Teachers' Assessment of the Teaching and Learning of Literacy
Titel:
Teachers' Assessment of the Teaching and Learning of Literacy
Auteur:
Johnston, Peter H. Afflerbach, Peter Weiss, Paula B.
Verschenen in:
Educational assessment
Paginering:
Jaargang 1 (1993) nr. 2 pagina's 91-117
Jaar:
1993-04-01
Inhoud:
We explored the ways teachers assess children's literate learning and their own professional effectiveness in teaching children to become literate. We were particularly interested in how their assessment techniques and frameworks were influenced by their knowledge, values, and teaching situation. During interviews we asked teachers to describe their instructional goals, assessment strategies, and the literacy development of two different children they knew well. Both assessment techniques and teachers' descriptive assessments of their students reflected their knowledge and the constraints under which they worked. Elementary school teachers' assessments of their students were more detailed than those of high school teachers, except when elementary school teachers were strictly required to use a basal reading program and were under heavy threat of accountability testing. When teachers were constrained to follow a basal reader and assessment was test driven, even though they might know and love literature, this knowledge did not show up in their descriptions of children's literacy development.
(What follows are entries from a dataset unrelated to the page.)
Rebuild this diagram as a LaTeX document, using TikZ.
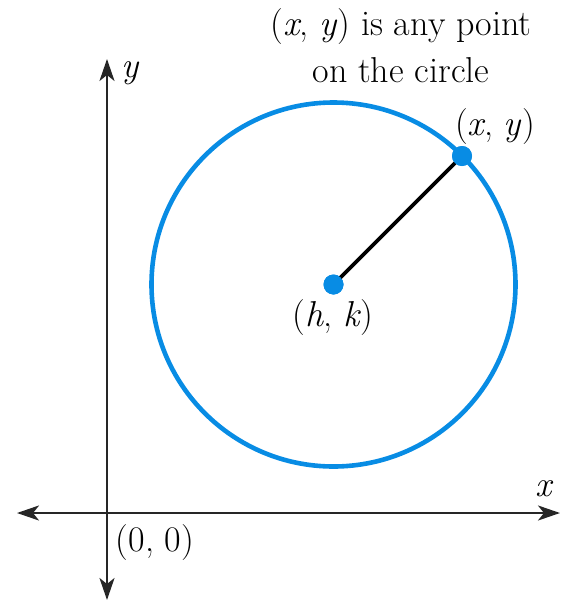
\documentclass[tikz,border=0pt]{standalone}
\usetikzlibrary{arrows.meta}
\definecolor{circblue}{RGB}{8,140,228}
\begin{document}
\begin{tikzpicture}[x=1pt,y=-1pt,
  axis/.style={line width=2.5pt,black!85,{Stealth[length=22pt,width=15pt,inset=6pt]}-{Stealth[length=22pt,width=15pt,inset=6pt]}},
  lbl/.style={font=\fontsize{36}{47}\selectfont,inner sep=0pt},
  dot/.style={circle,fill=circblue,minimum size=20pt,inner sep=0pt}]
\useasboundingbox (0,0) rectangle (565,600);
% axes
\coordinate (xl) at (17,513);
\coordinate (xr) at (560,513);
\coordinate (yt) at (107,59);
\coordinate (yb) at (107,600);
\draw[axis] (xl) -- (xr);
\draw[axis] (yb) -- (yt);
% circle
\coordinate (C) at (333.5,284.5);
\draw[circblue,line width=4.6pt] (C) circle[radius=182pt];
\node[dot] (hk) at (C) {};
\node[dot] (xy) at (462,156) {};
\draw[line width=3.8pt] (hk.center) -- (xy.center);
\node[dot] at (hk.center) {};
\node[dot] at (xy.center) {};
% labels
\node[lbl] (hklbl) at (333,318) {(\textit{h}, \textit{k})};
\node[lbl] (xylbl) at (495,127) {(\textit{x}, \textit{y})};
\node[lbl,align=center] (title) at (401,46) {(\textit{x}, \textit{y}) is any point\\on the circle};
\node[lbl] (origin) at (155,543) {(0, 0)};
\node[lbl] (xlab) at (545,489) {\textit{x}};
\node[lbl] (ylab) at (131,73) {\textit{y}};
\end{tikzpicture}
\end{document}
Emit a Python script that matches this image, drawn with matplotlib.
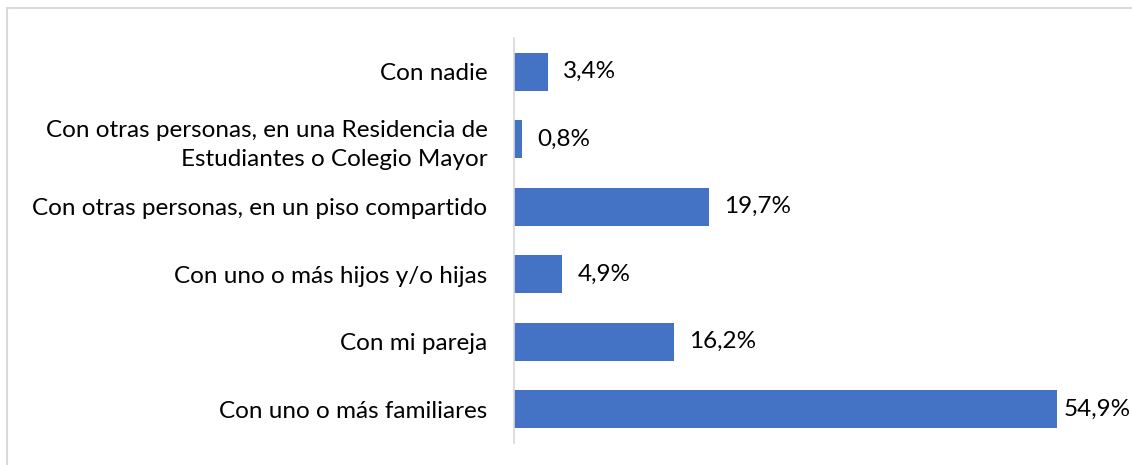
import matplotlib
matplotlib.use("Agg")
import matplotlib.pyplot as plt
from matplotlib.patches import Rectangle

categories = [
    "Con nadie",
    "Con otras personas, en una Residencia de\nEstudiantes o Colegio Mayor",
    "Con otras personas, en un piso compartido",
    "Con uno o más hijos y/o hijas",
    "Con mi pareja",
    "Con uno o más familiares",
]
values = [3.4, 0.8, 19.7, 4.9, 16.2, 54.9]
labels = ["3,4%", "0,8%", "19,7%", "4,9%", "16,2%", "54,9%"]

plt.rcParams['font.family'] = ['Lato', 'DejaVu Sans']

W, H = 1132, 465
fig = plt.figure(figsize=(W / 100, H / 100), dpi=100)
fig.patches.append(Rectangle((7 / W, -0.1), 1.2, (H - 8) / H + 0.1, transform=fig.transFigure,
                             fill=False, edgecolor='#d9d9d9', linewidth=1.5))

left, right, top, bottom = 514, 1107, 38, 443
ax = fig.add_axes([left / W, 1 - bottom / H, (right - left) / W, (bottom - top) / H])

y = list(range(len(categories)))
ax.barh(y, values, height=0.56, color='#4472C4')
ax.set_ylim(len(categories) - 0.5, -0.5)
ax.set_xlim(0, 60)
ax.set_yticks(y)
ax.set_yticklabels(categories, fontsize=17.5, color='#000000', ha='right', linespacing=1.45)
ax.tick_params(axis='y', length=0, pad=19)
ax.set_xticks([])
for s in ['top', 'right', 'bottom']:
    ax.spines[s].set_visible(False)
ax.spines['left'].set_color('#d9d9d9')
ax.spines['left'].set_linewidth(1.2)

vmax = max(values)
for yi, v, lab in zip(y, values, labels):
    off = 7 if v == vmax else 15
    ax.annotate(lab, (v, yi), xytext=(off, 0), textcoords='offset pixels',
                va='center', ha='left', fontsize=17.5, color='#000000')

fig.savefig("out.png", dpi=100)
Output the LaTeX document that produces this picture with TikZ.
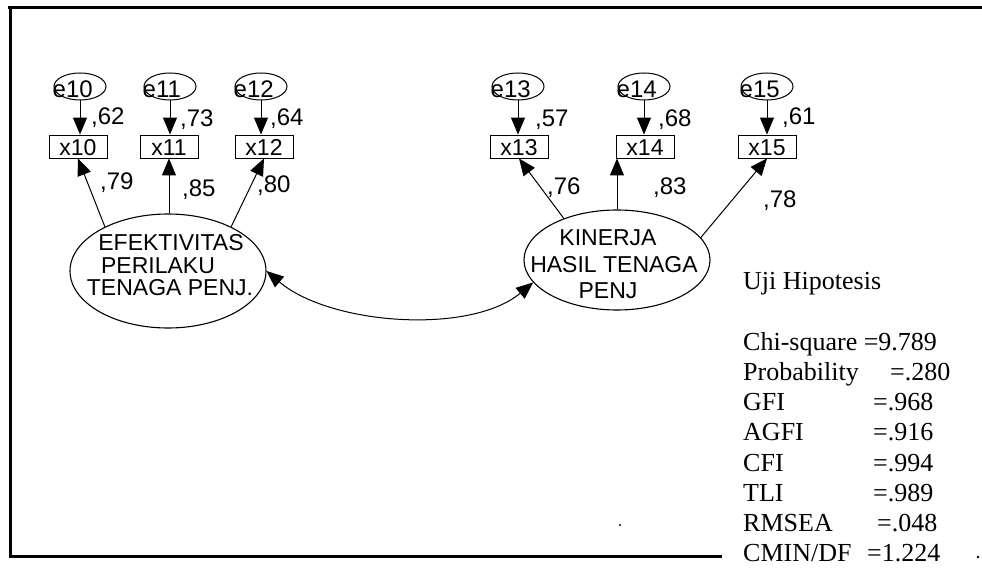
\documentclass[tikz,border=0pt]{standalone}
\usepackage{fontspec}
\setmainfont{Liberation Serif}
\newfontfamily\arial{Liberation Sans}
\usetikzlibrary{shapes.geometric,arrows.meta,calc}
\begin{document}
\begin{tikzpicture}[x=1pt,y=-1pt,
  lat/.style={ellipse,draw,line width=1.1pt,inner sep=0pt},
  err/.style={ellipse,draw,line width=1pt,minimum width=52pt,minimum height=27pt,inner sep=0pt},
  obs/.style={rectangle,draw,line width=0.9pt,minimum width=58pt,minimum height=23pt,inner sep=0pt},
  sf/.style={font=\arial\fontsize{23}{27}\selectfont,inner sep=0pt},
  coef/.style={font=\arial\fontsize{24}{27}\selectfont,inner sep=0pt,anchor=base west},
  stat/.style={font=\fontsize{26}{30}\selectfont,inner sep=0pt,anchor=base west},
  arr/.style={-{Triangle[length=17pt,width=14pt]},line width=1pt},
  dblarr/.style={{Triangle[length=17pt,width=14pt]}-{Triangle[length=17pt,width=14pt]},line width=1pt},
  frameline/.style={line width=3pt}
]
\useasboundingbox (0,0) rectangle (982,569);
% frame
\draw[frameline] (8,8) -- (982,8);
\draw[frameline] (10,8) -- (10,556) -- (722,556);
\fill (978,557) circle (1.4);
\fill (620,525) circle (1.1);

% latent variables
\node[lat,minimum width=196pt,minimum height=114pt] (F1) at (168,271) {};
\node[sf] (F1a) at (171,243) {EFEKTIVITAS};
\node[sf] (F1b) at (158,266) {PERILAKU};
\node[sf] (F1c) at (170,288) {TENAGA PENJ.};
\node[lat,minimum width=186pt,minimum height=100pt] (F2) at (617,260) {};
\node[sf] (F2a) at (608,238) {KINERJA};
\node[sf] (F2b) at (614,265) {HASIL TENAGA};
\node[sf] (F2c) at (608,291) {PENJ};

% observed boxes
\foreach \n/\x in {10/78,11/169,12/264,13/519,14/645,15/767}{
  \node[obs] (x\n) at (\x,146.5) {};
  \node[sf,anchor=base] (tx\n) at (\x,156) {x\n};
}
% error terms
\foreach \n/\x in {10/80,11/170,12/261,13/518,14/644,15/767}{
  \node[err] (e\n) at (\x,86.5) {};
  \node[sf,anchor=base west,font=\arial\fontsize{24}{27}\selectfont] (te\n) at (\x-27.5,98) {e\n};
  \draw[arr] (e\n.south) -- (e\n.south |- x\n.north);
}

% loadings
\draw[arr] (F1.145) -- (x10.south);
\draw[arr] (x11.south |- F1.north) -- (x11.south);
\draw[arr] (F1.35) -- (x12.south);
\draw[arr] (F2.142) -- (x13.south);
\draw[arr] (F2.north) -- (F2.north |- x14.south);
\draw[arr] (F2.15) -- (x15.south);

% covariance
\draw[dblarr] (F1.east) .. controls (330,325) and (470,335) .. (F2.195);

% coefficient labels
\node[coef] (c62) at (91,125) {,62};
\node[coef] (c73) at (180,127) {,73};
\node[coef] (c64) at (270,126) {,64};
\node[coef] (c57) at (535,127) {,57};
\node[coef] (c68) at (658,127) {,68};
\node[coef] (c61) at (782,125) {,61};
\node[coef] (c79) at (100,190) {,79};
\node[coef] (c85) at (182,197) {,85};
\node[coef] (c80) at (257,193) {,80};
\node[coef] (c76) at (547,195) {,76};
\node[coef] (c83) at (653,195) {,83};
\node[coef] (c78) at (763,208) {,78};

% fit statistics
\node[stat] (uji) at (743,290) {Uji Hipotesis};
\node[stat] (s1) at (743,350) {Chi-square =9.789};
\node[stat] (s2) at (743,380) {Probability};
\node[stat] (v2) at (890,380) {=.280};
\node[stat] (s3) at (743,410) {GFI};
\node[stat] (v3) at (873,410) {=.968};
\node[stat] (s4) at (743,440) {AGFI};
\node[stat] (v4) at (873,440) {=.916};
\node[stat] (s5) at (743,471) {CFI};
\node[stat] (v5) at (873,471) {=.994};
\node[stat] (s6) at (743,501) {TLI};
\node[stat] (v6) at (873,501) {=.989};
\node[stat] (s7) at (743,531) {RMSEA};
\node[stat] (v7) at (877,531) {=.048};
\node[stat] (s8) at (743,561) {CMIN/DF};
\node[stat] (v8) at (867,561) {=1.224};
\end{tikzpicture}
\end{document}
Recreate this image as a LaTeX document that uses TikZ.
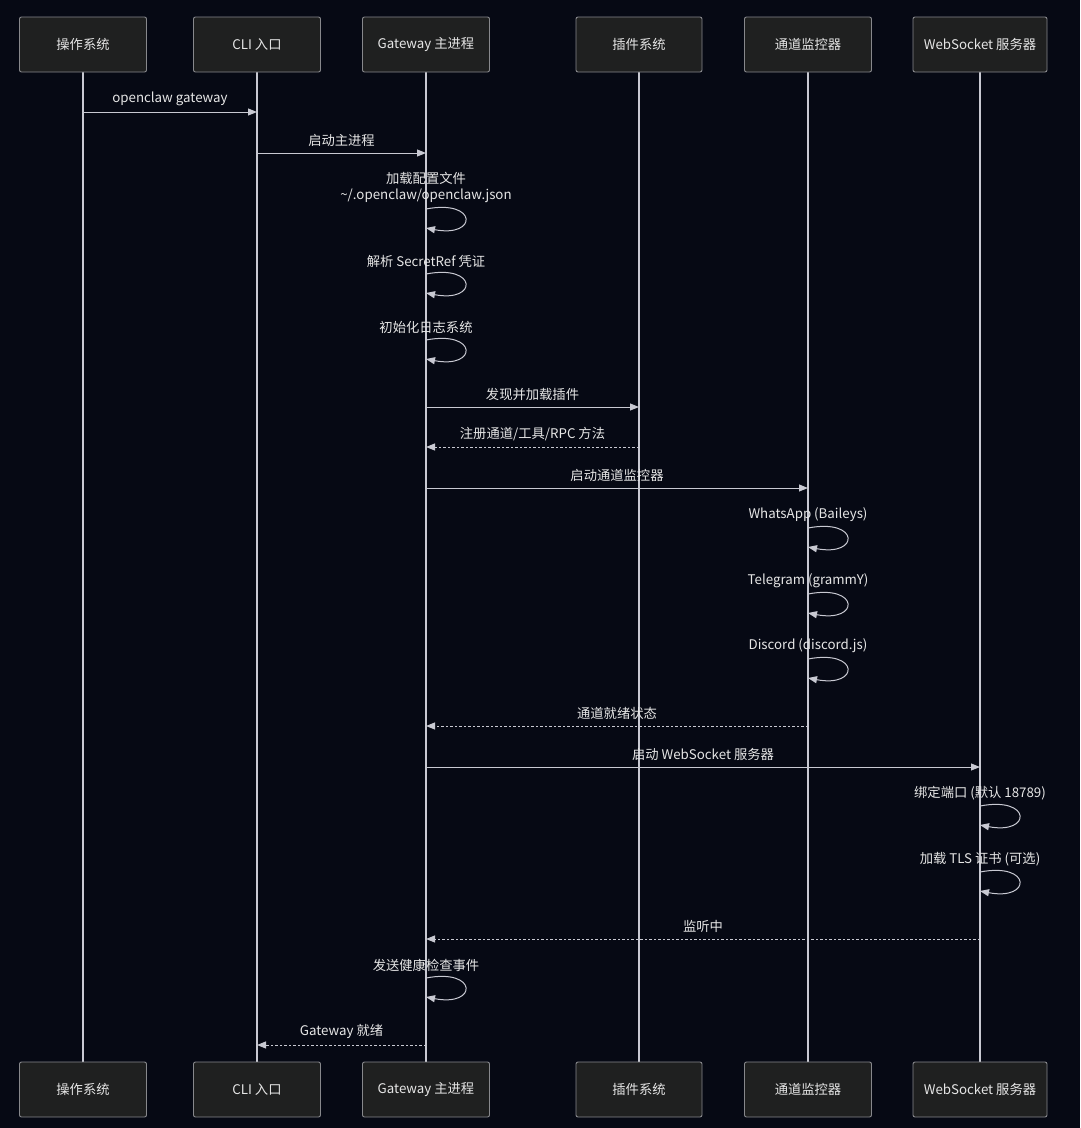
\documentclass[tikz,border=0pt]{standalone}
\usepackage{fontspec}
\setmainfont{Noto Sans CJK SC}
\usetikzlibrary{arrows.meta}
\definecolor{canvas}{RGB}{6,9,20}
\definecolor{actorfill}{RGB}{31,32,32}
\definecolor{actorline}{RGB}{135,136,140}
\definecolor{wire}{RGB}{200,201,210}
\definecolor{ink}{RGB}{230,230,230}

\begin{document}
\begin{tikzpicture}[x=1pt,y=-1pt,
  actor/.style={draw=actorline,fill=actorfill,rounded corners=2pt,line width=0.9pt,
    minimum height=55pt,text=ink,font=\fontsize{13.3}{15}\selectfont},
  life/.style={draw=wire,line width=1.2pt},
  msg/.style={draw=wire,line width=1pt,-{Triangle[length=9pt,width=7pt]}},
  reply/.style={msg,dash pattern=on 2.5pt off 2pt},
  lbl/.style={text=ink,inner sep=0pt,align=center,font=\fontsize{13.3}{16}\selectfont}]
 \fill[canvas] (0,0) rectangle (1080,1128);
 \useasboundingbox (0,0) rectangle (1080,1128);
 % participants, top and bottom, with lifelines
 \foreach \n/\x/\w/\t in {os/83/127/操作系统, cli/257/127/CLI 入口, gw/426/127/Gateway 主进程,
   plug/639/126/插件系统, chan/808/127/通道监控器, ws/980/134/WebSocket 服务器} {
   \draw[life] (\x,72) -- (\x,1062);
   \node[actor,minimum width=\w pt] (\n) at (\x,44.5) {\t};
   \node[actor,minimum width=\w pt] (\n b) at (\x,1089.5) {\t};
 }
 % calls
 \foreach \a/\b/\y/\t in {os/cli/112/openclaw gateway, cli/gw/153/启动主进程,
   gw/plug/407/发现并加载插件, gw/chan/488/启动通道监控器, gw/ws/767/启动 WebSocket 服务器}
   \draw[msg] (\a |- 0,\y) -- node[lbl,midway,above=6pt]{\t} (\b |- 0,\y);
 % replies
 \foreach \a/\b/\y/\t in {plug/gw/447/{注册通道/工具/RPC 方法}, chan/gw/726/通道就绪状态,
   ws/gw/939/监听中, gw/cli/1045/Gateway 就绪}
   \draw[reply] (\a |- 0,\y) -- node[lbl,midway,above=6pt]{\t} (\b |- 0,\y);
 % self calls
 \foreach \a/\y/\t in {gw/209/{加载配置文件\\\textasciitilde/.openclaw/openclaw.json},
   gw/274/解析 SecretRef 凭证, gw/340/初始化日志系统,
   chan/528/WhatsApp (Baileys), chan/594/Telegram (grammY), chan/659/Discord (discord.js),
   ws/806/绑定端口 (默认 18789), ws/872/加载 TLS 证书 (可选), gw/978/发送健康检查事件} {
   \node[lbl,above=6pt] at (\a |- 0,\y) {\t};
   \draw[msg] (\a |- 0,\y) .. controls +(52,-10) and +(52,10) .. +(0,19);
 }
\end{tikzpicture}
\end{document}
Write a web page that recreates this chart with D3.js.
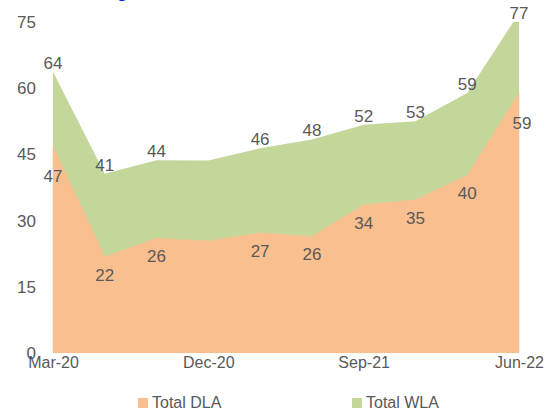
<!DOCTYPE html>
<html>
<head>
<meta charset="utf-8">
<script src="https://cdn.jsdelivr.net/npm/d3@7"></script>
<style>
    body { margin: 0; background: #fff; }
    text { font-family: "Liberation Sans", Arial, sans-serif; fill: #595959; }
</style>
</head>
<body>
<svg></svg>
<script>
const quarters = ["Mar-20", "Jun-20", "Sep-20", "Dec-20", "Mar-21", "Jun-21", "Sep-21", "Dec-21", "Mar-22", "Jun-22"];
const totalDLA = [46.9, 21.8, 26.0, 25.4, 27.2, 26.4, 33.6, 34.7, 40.3, 58.9];
const totalWLA = [63.7, 40.6, 43.7, 43.6, 46.4, 48.4, 51.7, 52.5, 58.9, 77.0];
const dlaLabels = ["47", "22", "26", "", "27", "26", "34", "35", "40", "59"];
const wlaLabels = ["64", "41", "44", "", "46", "48", "52", "53", "59", "77"];
const yTicks = [0, 15, 30, 45, 60, 75];
const xTickLabels = ["Mar-20", "Dec-20", "Sep-21", "Jun-22"];

(function () {
    const width = 550;
    const height = 410;

    const svg = d3.select("svg")
        .attr("width", width)
        .attr("height", height);

    const x = d3.scalePoint()
        .domain(quarters)
        .range([53, 519]);

    const y = d3.scaleLinear()
        .domain([0, 75])
        .range([353, 22]);

    svg.append("clipPath")
        .attr("id", "plot")
        .append("rect")
        .attr("x", 0)
        .attr("y", y(75))
        .attr("width", width)
        .attr("height", y(0) - y(75));

    // cut-off title at the very top
    svg.append("text")
        .attr("x", 117)
        .attr("y", -2)
        .style("fill", "#0033cc")
        .style("font-weight", "bold")
        .style("font-size", "17px")
        .text("g");

    const area = vals => d3.area()
        .x((d, i) => x(quarters[i]))
        .y0(y(0))
        .y1(d => y(d))(vals);

    const plot = svg.append("g").attr("clip-path", "url(#plot)");

    plot.append("path")
        .attr("d", area(totalWLA))
        .attr("fill", "#c4d79b");

    plot.append("path")
        .attr("d", area(totalDLA))
        .attr("fill", "#f9bf8f")
        .attr("stroke", "#f9bf8f")
        .attr("stroke-width", 0.5);

    // data labels
    svg.selectAll(".wla-label")
        .data(totalWLA)
        .enter()
        .append("text")
        .attr("class", "wla-label")
        .attr("x", (d, i) => x(quarters[i]))
        .attr("y", d => y(Math.min(d, 75)) - 3)
        .attr("text-anchor", "middle")
        .style("font-size", "17px")
        .text((d, i) => wlaLabels[i]);

    const last = quarters.length - 1;
    svg.selectAll(".dla-label")
        .data(totalDLA)
        .enter()
        .append("text")
        .attr("class", "dla-label")
        .attr("x", (d, i) => x(quarters[i]) + (i === last ? 3 : 0))
        .attr("y", (d, i) => y(d) + (i === 0 || i === last ? 36 : 24))
        .attr("text-anchor", "middle")
        .style("font-size", "17px")
        .text((d, i) => dlaLabels[i]);

    // y axis
    const yAxis = svg.append("g")
        .attr("transform", "translate(36,0)")
        .call(d3.axisLeft(y).tickValues(yTicks).tickSize(0).tickPadding(0));
    yAxis.select(".domain").remove();
    yAxis.selectAll("text")
        .style("font-size", "17px")
        .style("fill", "#595959")
        .style("font-family", "Liberation Sans, Arial, sans-serif");

    // x axis
    const xAxis = svg.append("g")
        .attr("transform", `translate(0,${y(0)})`)
        .call(d3.axisBottom(x).tickValues(xTickLabels).tickSize(0).tickPadding(4));
    xAxis.select(".domain").remove();
    xAxis.selectAll("text")
        .style("font-size", "16px")
        .style("fill", "#595959")
        .style("font-family", "Liberation Sans, Arial, sans-serif");

    // legend
    const legendItems = [
        { name: "Total DLA", color: "#f9bf8f", x: 138 },
        { name: "Total WLA", color: "#c4d79b", x: 352 }
    ];
    const legend = svg.selectAll(".legend")
        .data(legendItems)
        .enter()
        .append("g")
        .attr("class", "legend")
        .attr("transform", d => `translate(${d.x},398)`);
    legend.append("rect")
        .attr("width", 10)
        .attr("height", 10)
        .attr("fill", d => d.color);
    legend.append("text")
        .attr("x", 14)
        .attr("y", 10)
        .style("font-size", "16px")
        .text(d => d.name);
})();
</script>
</body>
</html>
When children's literature dominated the classroom, teachers generally viewed students' development through the books they were choosing to read and discuss and through the reflections of those books in students' writing. When tests and basals ruled the classroom, descriptions of development were framed by tests or test-like language. In this latter situation, descriptions of the students' development were relatively scant and tended to be impersonal, reflecting a lack of detailed knowledge of the students and a less personal, less involving relationship.